British designer Phil Pauley has developed a concept for a sea habitatcomprising interconnected spherical modules that could submerge during storms and rest at the surface in good weather. The long vertical trusses holding up Pauley’s design use Fuller’s principles for strong, lightweight “tensegrity” structures. They maximise support without using too much expensive material such as steel. To reach much deeper waters, communities will ditch the stilts and float freely or anchor.
Others are trying investigating this technique on a smaller scale too. Do-it-yourself sea-living enthusiast Vince Cate has been using prototyping simple “ball stead” homes, which achieve buoyancy and stable surface “real estate.” Testing models in the Caribbean Sea, near his home in Anguilla, Cate has found that suspending a heavy weight well below the surface keeps the ball from moving amid the waves.
And these structures could last for a very long time indeed. Simple cement structures, reinforced with steel, can displace massive amounts of water, and last for decades - or even centuries. Even after 2,000 years of the sea’s harsh beating, a Roman harbour built with a mixture of standard concrete and volcanic ash is still intact. Electro-accretion – essentially sticking concrete-like minerals on galvanized underwater structures – means electrified steel mesh could eventually be used to reinforce and repair underwater concrete structures.
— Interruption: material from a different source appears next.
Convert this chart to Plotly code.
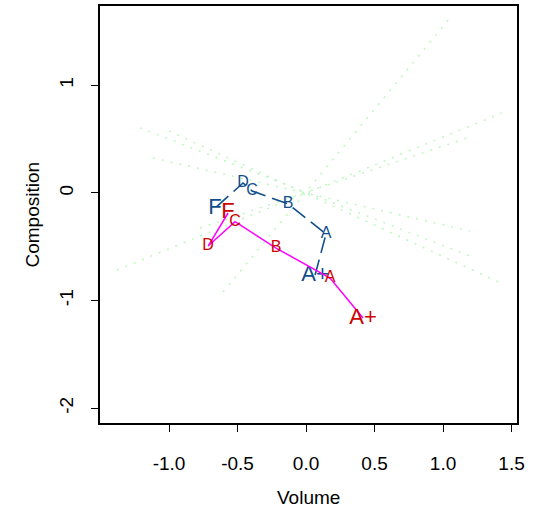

The first floating city is expected to take to the water around 2020. We are already researching ways to harvest food and energy in deeper, more remote parts of the ocean. Future cities built from scratch will be more dynamic, energy-efficient and flexible. These cities of the sea could use algal biofuel production and store energy from wind and the Sun. As designs improve – and get cheaper – the idea of a home on the ocean will become more affordable.
Does all of this sound crazy? In a sense, it is. But some would prefer to be called crazy than to pretend our cities and species can keep going with the status quo.